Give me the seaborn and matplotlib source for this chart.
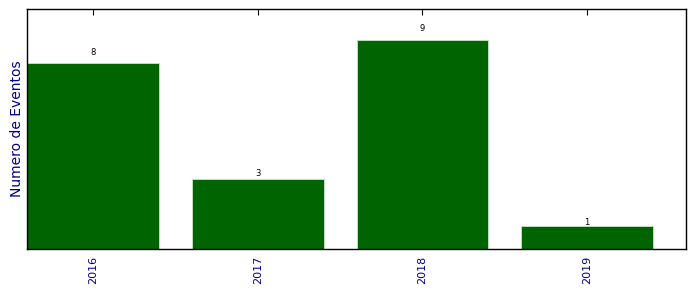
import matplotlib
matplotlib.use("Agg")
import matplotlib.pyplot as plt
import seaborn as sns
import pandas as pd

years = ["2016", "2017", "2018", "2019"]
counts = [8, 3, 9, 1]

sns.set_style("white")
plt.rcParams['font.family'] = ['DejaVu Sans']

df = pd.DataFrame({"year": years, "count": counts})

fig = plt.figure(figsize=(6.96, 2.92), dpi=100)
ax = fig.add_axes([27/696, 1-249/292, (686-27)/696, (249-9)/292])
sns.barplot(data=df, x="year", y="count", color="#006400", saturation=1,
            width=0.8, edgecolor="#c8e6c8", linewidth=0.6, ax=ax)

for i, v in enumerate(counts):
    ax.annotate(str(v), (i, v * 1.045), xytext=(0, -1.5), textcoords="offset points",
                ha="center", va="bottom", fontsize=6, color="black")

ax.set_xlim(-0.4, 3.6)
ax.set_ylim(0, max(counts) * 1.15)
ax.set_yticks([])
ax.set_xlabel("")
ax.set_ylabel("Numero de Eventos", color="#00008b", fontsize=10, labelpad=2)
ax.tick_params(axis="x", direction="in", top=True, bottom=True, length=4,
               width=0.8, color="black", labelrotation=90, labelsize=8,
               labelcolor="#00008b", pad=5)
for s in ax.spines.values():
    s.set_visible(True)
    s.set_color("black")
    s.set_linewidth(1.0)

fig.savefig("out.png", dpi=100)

=======

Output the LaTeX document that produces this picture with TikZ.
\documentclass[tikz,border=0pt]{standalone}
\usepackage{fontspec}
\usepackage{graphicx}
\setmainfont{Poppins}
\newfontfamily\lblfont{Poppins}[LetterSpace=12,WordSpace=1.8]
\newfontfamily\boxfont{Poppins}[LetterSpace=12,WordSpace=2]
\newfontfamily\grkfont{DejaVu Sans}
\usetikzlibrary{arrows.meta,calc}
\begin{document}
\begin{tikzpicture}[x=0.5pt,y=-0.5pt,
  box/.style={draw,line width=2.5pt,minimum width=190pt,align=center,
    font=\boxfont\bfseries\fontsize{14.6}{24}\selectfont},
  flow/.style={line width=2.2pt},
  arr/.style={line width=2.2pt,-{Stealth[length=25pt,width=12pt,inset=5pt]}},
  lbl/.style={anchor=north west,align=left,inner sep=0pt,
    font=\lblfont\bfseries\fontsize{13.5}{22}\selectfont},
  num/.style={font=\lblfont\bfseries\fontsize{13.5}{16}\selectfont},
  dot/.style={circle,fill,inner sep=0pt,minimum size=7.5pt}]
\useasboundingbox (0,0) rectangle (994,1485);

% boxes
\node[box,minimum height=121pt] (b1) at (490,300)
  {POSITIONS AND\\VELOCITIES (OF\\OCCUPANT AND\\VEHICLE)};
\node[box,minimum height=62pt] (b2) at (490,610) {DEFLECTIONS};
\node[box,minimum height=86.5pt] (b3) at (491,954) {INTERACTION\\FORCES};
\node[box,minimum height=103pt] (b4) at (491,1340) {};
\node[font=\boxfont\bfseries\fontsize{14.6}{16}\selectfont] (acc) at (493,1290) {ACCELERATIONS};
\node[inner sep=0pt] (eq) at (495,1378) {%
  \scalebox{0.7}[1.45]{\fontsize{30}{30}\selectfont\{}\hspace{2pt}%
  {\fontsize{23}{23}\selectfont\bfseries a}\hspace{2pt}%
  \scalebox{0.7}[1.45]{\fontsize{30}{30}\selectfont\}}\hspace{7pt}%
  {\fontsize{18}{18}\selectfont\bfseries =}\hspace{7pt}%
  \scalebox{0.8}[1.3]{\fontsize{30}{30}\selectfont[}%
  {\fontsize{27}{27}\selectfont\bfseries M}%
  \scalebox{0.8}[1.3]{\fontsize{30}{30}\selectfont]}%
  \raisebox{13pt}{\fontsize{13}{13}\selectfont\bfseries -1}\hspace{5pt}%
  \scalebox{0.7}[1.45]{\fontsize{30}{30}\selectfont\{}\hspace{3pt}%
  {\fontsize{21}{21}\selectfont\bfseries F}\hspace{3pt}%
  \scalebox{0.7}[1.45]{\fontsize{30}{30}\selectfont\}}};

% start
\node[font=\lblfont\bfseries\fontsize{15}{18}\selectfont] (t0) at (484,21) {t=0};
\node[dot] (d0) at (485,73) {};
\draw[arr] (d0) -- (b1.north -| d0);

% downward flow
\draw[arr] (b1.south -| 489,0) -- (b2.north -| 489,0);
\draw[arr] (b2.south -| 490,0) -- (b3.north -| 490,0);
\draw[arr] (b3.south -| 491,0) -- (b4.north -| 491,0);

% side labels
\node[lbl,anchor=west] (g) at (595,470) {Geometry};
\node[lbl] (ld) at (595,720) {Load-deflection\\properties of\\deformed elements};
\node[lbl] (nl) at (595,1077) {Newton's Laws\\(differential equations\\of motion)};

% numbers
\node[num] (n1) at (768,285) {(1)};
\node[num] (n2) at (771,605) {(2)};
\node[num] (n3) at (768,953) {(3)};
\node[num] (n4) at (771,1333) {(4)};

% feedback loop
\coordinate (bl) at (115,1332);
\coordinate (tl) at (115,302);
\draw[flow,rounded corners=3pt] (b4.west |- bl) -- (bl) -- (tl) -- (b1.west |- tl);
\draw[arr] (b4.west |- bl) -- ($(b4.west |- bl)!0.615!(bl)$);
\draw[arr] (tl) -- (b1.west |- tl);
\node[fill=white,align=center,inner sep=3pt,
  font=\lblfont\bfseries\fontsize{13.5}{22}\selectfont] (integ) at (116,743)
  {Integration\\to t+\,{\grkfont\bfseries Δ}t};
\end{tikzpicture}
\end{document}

=======

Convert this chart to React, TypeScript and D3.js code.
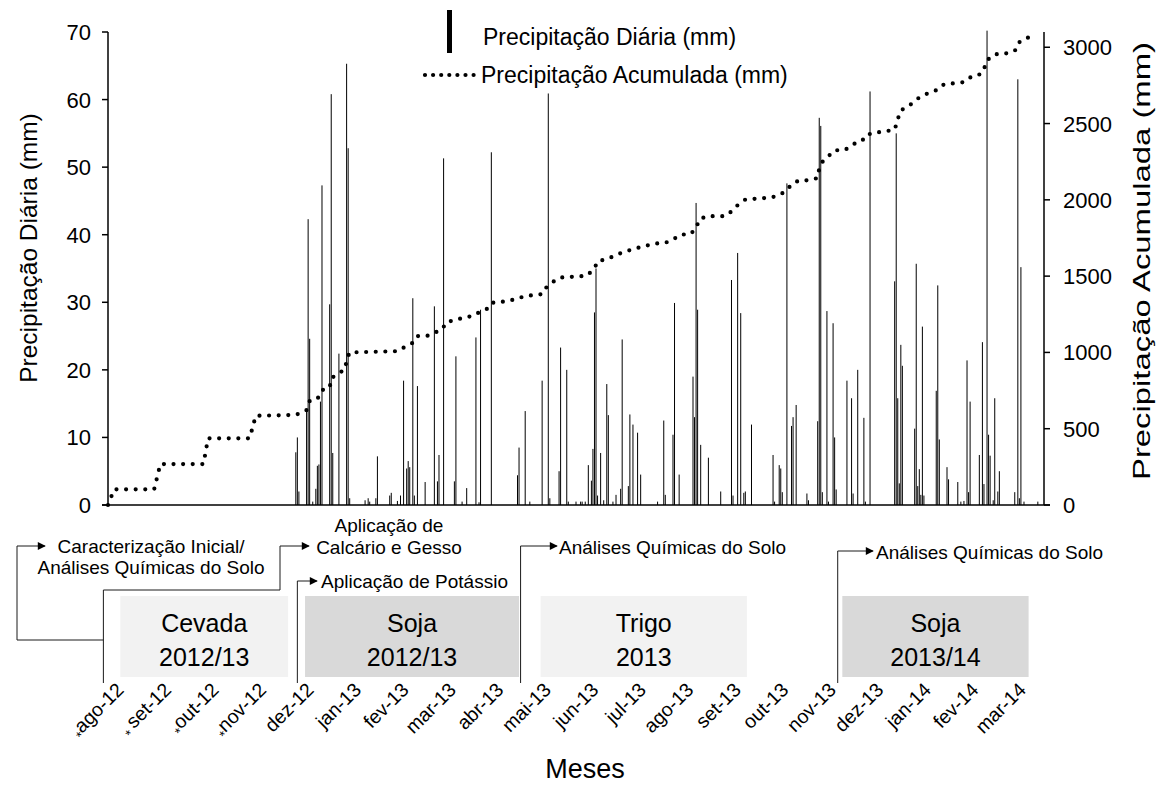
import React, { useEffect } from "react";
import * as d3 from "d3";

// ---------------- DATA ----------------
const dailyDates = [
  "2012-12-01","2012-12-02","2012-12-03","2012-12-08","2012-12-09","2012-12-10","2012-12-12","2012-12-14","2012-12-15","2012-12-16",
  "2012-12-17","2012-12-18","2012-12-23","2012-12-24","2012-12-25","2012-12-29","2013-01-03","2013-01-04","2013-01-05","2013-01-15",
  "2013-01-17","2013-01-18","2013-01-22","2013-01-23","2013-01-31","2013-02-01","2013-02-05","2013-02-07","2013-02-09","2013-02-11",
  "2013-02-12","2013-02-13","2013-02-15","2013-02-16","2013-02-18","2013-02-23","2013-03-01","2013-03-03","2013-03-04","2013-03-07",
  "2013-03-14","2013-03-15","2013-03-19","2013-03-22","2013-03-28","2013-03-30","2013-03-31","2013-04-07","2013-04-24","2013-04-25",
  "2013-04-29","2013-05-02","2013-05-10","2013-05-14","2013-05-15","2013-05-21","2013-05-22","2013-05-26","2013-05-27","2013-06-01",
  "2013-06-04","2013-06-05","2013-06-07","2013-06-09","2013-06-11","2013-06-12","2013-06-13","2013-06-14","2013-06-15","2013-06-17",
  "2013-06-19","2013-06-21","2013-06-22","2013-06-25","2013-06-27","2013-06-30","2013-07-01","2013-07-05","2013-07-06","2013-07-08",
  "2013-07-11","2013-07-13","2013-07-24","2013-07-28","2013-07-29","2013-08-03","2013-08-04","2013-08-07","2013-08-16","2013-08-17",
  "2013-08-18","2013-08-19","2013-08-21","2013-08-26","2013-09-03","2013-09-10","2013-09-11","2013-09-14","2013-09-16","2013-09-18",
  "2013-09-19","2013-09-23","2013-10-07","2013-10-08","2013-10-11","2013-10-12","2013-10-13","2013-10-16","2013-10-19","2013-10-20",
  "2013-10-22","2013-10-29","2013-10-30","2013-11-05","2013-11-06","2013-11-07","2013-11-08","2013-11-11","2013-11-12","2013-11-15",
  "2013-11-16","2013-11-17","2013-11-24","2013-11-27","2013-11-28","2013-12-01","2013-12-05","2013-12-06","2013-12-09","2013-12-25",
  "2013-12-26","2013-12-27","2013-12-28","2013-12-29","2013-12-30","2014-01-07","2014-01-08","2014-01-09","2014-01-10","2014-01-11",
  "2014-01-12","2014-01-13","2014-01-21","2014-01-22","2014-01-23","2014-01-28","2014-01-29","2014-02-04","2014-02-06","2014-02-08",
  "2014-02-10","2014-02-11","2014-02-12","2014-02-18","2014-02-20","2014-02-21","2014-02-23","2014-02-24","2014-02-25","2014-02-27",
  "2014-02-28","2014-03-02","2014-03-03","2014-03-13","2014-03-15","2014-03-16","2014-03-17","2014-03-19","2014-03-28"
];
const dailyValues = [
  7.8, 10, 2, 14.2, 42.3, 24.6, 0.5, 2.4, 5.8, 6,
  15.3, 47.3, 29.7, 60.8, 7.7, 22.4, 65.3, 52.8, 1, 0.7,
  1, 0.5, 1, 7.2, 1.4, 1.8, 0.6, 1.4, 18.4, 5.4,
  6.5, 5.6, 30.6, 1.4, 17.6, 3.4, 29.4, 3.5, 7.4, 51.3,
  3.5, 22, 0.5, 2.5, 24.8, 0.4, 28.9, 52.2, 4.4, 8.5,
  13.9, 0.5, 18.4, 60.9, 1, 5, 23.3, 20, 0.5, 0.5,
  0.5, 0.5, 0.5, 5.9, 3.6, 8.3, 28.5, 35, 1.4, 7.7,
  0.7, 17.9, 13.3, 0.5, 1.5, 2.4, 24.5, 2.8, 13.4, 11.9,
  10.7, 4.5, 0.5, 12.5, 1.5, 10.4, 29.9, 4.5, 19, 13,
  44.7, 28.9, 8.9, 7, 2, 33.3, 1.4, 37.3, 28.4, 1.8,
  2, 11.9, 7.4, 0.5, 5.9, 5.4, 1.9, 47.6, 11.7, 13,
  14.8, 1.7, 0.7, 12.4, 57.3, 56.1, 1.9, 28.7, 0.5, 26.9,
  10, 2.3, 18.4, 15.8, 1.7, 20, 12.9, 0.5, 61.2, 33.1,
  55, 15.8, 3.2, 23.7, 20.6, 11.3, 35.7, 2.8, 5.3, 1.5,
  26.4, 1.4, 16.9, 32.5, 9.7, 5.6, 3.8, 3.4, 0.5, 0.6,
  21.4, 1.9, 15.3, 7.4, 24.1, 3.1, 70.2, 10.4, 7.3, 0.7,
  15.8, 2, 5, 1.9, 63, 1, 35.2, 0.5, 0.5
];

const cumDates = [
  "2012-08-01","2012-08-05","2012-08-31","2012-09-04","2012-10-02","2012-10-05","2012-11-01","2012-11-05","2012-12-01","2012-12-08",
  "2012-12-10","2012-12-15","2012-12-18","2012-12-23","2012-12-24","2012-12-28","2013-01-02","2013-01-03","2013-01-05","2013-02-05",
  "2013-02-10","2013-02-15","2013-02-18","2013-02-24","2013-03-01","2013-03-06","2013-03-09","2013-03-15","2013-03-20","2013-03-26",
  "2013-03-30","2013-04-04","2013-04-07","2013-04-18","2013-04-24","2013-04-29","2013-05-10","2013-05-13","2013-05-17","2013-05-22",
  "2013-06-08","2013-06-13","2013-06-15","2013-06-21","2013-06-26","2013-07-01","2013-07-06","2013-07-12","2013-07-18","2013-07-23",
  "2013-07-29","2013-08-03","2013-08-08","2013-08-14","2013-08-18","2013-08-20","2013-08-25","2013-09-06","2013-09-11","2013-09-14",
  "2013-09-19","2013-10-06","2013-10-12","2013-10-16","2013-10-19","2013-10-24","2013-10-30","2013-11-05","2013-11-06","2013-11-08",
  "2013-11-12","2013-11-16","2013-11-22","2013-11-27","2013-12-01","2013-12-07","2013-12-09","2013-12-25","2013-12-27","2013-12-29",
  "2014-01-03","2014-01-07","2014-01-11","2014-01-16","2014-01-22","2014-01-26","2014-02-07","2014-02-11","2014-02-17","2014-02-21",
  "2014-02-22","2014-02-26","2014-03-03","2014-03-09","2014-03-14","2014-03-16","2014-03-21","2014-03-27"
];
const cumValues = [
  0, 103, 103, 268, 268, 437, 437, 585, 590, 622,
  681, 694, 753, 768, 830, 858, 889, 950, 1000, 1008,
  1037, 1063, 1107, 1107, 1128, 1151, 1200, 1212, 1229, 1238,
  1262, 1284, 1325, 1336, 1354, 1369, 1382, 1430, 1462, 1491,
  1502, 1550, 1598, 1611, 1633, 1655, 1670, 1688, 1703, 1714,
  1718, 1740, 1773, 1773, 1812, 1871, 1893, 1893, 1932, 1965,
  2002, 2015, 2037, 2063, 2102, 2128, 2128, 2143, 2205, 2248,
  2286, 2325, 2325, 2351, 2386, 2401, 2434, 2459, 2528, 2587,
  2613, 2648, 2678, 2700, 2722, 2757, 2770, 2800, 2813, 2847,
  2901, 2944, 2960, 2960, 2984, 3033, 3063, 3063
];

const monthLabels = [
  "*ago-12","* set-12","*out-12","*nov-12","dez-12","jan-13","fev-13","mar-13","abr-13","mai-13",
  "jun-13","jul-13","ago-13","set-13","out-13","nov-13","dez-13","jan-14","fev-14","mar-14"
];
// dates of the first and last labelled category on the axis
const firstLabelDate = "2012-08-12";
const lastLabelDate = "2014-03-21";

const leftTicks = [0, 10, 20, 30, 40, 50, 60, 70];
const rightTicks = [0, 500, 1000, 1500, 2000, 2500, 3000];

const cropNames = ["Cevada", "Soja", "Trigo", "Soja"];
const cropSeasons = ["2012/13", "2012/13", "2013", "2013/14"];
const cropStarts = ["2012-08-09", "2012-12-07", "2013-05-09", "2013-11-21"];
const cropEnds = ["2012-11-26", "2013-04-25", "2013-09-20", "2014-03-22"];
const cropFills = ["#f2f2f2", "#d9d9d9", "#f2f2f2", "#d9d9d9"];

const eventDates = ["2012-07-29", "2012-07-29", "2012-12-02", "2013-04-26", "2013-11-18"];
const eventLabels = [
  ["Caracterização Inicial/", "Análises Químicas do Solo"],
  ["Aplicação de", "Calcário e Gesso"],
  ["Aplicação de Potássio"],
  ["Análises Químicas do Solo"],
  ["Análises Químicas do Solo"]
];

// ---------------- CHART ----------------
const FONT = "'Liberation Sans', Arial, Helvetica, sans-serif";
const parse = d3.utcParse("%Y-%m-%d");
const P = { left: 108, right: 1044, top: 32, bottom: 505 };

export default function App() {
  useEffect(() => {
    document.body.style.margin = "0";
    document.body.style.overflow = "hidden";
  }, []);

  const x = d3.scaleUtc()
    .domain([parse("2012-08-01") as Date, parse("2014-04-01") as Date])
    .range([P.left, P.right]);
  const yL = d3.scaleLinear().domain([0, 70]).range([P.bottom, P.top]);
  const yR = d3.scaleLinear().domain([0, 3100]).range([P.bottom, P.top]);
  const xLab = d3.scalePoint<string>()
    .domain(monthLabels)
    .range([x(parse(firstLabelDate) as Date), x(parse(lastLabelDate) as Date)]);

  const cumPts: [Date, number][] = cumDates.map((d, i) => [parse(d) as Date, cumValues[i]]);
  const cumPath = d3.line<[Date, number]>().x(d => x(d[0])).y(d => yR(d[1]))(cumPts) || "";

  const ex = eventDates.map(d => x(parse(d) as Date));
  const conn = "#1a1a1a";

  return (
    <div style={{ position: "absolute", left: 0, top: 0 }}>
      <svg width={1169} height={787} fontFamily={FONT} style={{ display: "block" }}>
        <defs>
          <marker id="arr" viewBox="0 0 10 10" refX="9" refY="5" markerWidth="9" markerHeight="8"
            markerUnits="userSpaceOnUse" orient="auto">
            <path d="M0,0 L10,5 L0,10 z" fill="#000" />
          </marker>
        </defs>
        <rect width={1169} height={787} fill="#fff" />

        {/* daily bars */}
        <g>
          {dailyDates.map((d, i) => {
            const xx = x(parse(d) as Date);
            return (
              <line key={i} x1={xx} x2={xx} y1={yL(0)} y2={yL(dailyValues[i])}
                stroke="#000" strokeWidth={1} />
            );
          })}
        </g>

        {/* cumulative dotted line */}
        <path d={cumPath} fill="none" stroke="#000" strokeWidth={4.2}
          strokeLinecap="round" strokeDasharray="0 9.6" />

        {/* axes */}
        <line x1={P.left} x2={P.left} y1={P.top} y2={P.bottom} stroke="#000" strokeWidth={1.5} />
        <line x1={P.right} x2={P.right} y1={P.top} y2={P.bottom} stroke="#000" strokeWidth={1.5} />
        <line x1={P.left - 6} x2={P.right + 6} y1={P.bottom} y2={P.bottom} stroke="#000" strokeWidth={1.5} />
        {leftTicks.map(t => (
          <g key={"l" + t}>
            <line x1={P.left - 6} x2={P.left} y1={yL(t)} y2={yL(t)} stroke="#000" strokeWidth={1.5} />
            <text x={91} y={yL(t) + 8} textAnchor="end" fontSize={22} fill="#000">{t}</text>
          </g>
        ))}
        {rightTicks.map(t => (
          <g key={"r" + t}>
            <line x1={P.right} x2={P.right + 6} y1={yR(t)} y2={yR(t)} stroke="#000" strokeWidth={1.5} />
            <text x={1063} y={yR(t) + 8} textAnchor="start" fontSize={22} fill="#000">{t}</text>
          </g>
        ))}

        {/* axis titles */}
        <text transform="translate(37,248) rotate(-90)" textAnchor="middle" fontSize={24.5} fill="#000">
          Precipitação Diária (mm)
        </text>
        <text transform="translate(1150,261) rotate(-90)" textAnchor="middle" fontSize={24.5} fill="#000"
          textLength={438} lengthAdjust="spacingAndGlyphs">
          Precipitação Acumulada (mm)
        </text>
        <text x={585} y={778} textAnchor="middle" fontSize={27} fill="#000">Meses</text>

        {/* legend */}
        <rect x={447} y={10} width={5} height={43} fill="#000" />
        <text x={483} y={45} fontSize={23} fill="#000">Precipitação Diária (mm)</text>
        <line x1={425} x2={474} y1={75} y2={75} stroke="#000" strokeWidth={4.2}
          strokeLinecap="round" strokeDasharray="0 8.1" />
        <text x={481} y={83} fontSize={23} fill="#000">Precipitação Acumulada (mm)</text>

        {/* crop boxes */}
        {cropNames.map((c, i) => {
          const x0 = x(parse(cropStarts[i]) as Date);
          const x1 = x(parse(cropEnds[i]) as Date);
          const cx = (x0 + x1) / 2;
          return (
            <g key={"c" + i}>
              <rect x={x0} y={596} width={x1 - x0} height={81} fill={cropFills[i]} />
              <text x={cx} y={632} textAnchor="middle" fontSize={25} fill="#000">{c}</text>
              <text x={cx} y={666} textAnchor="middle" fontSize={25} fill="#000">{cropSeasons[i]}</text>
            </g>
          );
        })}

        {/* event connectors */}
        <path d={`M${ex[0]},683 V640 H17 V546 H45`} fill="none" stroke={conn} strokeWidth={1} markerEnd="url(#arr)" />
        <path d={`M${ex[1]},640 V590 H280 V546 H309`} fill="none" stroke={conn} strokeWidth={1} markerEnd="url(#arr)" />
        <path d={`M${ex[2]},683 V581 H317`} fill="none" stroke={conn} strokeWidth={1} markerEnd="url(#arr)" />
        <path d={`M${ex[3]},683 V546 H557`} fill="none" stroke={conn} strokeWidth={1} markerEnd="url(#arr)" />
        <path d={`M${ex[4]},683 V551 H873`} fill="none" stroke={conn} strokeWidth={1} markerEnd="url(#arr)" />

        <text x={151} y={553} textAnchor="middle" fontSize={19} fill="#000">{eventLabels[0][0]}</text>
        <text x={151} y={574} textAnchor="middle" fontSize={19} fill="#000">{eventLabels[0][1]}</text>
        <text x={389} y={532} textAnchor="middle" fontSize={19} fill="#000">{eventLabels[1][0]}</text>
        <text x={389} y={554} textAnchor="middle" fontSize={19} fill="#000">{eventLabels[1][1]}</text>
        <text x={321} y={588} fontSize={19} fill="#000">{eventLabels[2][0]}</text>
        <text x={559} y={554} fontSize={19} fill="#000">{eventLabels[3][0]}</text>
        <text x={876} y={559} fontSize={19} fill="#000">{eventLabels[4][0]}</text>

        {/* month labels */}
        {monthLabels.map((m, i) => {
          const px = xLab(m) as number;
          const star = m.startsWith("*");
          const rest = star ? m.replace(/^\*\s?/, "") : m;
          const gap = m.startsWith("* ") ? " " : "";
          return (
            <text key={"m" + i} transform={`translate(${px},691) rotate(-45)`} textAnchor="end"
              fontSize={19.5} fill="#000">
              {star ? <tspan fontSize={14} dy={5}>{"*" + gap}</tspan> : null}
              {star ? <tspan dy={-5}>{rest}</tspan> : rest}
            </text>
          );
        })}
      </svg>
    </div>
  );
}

=======

WRITTEN INSTRUCTION – Extract and output the part that opens with the line containing "Output the LaTeX" and closes with the line containing "(b1.north -| d0);", unchanged, ends included.

RIGHT ANSWER –
Output the LaTeX document that produces this picture with TikZ.
\documentclass[tikz,border=0pt]{standalone}
\usepackage{fontspec}
\usepackage{graphicx}
\setmainfont{Poppins}
\newfontfamily\lblfont{Poppins}[LetterSpace=12,WordSpace=1.8]
\newfontfamily\boxfont{Poppins}[LetterSpace=12,WordSpace=2]
\newfontfamily\grkfont{DejaVu Sans}
\usetikzlibrary{arrows.meta,calc}
\begin{document}
\begin{tikzpicture}[x=0.5pt,y=-0.5pt,
  box/.style={draw,line width=2.5pt,minimum width=190pt,align=center,
    font=\boxfont\bfseries\fontsize{14.6}{24}\selectfont},
  flow/.style={line width=2.2pt},
  arr/.style={line width=2.2pt,-{Stealth[length=25pt,width=12pt,inset=5pt]}},
  lbl/.style={anchor=north west,align=left,inner sep=0pt,
    font=\lblfont\bfseries\fontsize{13.5}{22}\selectfont},
  num/.style={font=\lblfont\bfseries\fontsize{13.5}{16}\selectfont},
  dot/.style={circle,fill,inner sep=0pt,minimum size=7.5pt}]
\useasboundingbox (0,0) rectangle (994,1485);

% boxes
\node[box,minimum height=121pt] (b1) at (490,300)
  {POSITIONS AND\\VELOCITIES (OF\\OCCUPANT AND\\VEHICLE)};
\node[box,minimum height=62pt] (b2) at (490,610) {DEFLECTIONS};
\node[box,minimum height=86.5pt] (b3) at (491,954) {INTERACTION\\FORCES};
\node[box,minimum height=103pt] (b4) at (491,1340) {};
\node[font=\boxfont\bfseries\fontsize{14.6}{16}\selectfont] (acc) at (493,1290) {ACCELERATIONS};
\node[inner sep=0pt] (eq) at (495,1378) {%
  \scalebox{0.7}[1.45]{\fontsize{30}{30}\selectfont\{}\hspace{2pt}%
  {\fontsize{23}{23}\selectfont\bfseries a}\hspace{2pt}%
  \scalebox{0.7}[1.45]{\fontsize{30}{30}\selectfont\}}\hspace{7pt}%
  {\fontsize{18}{18}\selectfont\bfseries =}\hspace{7pt}%
  \scalebox{0.8}[1.3]{\fontsize{30}{30}\selectfont[}%
  {\fontsize{27}{27}\selectfont\bfseries M}%
  \scalebox{0.8}[1.3]{\fontsize{30}{30}\selectfont]}%
  \raisebox{13pt}{\fontsize{13}{13}\selectfont\bfseries -1}\hspace{5pt}%
  \scalebox{0.7}[1.45]{\fontsize{30}{30}\selectfont\{}\hspace{3pt}%
  {\fontsize{21}{21}\selectfont\bfseries F}\hspace{3pt}%
  \scalebox{0.7}[1.45]{\fontsize{30}{30}\selectfont\}}};

% start
\node[font=\lblfont\bfseries\fontsize{15}{18}\selectfont] (t0) at (484,21) {t=0};
\node[dot] (d0) at (485,73) {};
\draw[arr] (d0) -- (b1.north -| d0);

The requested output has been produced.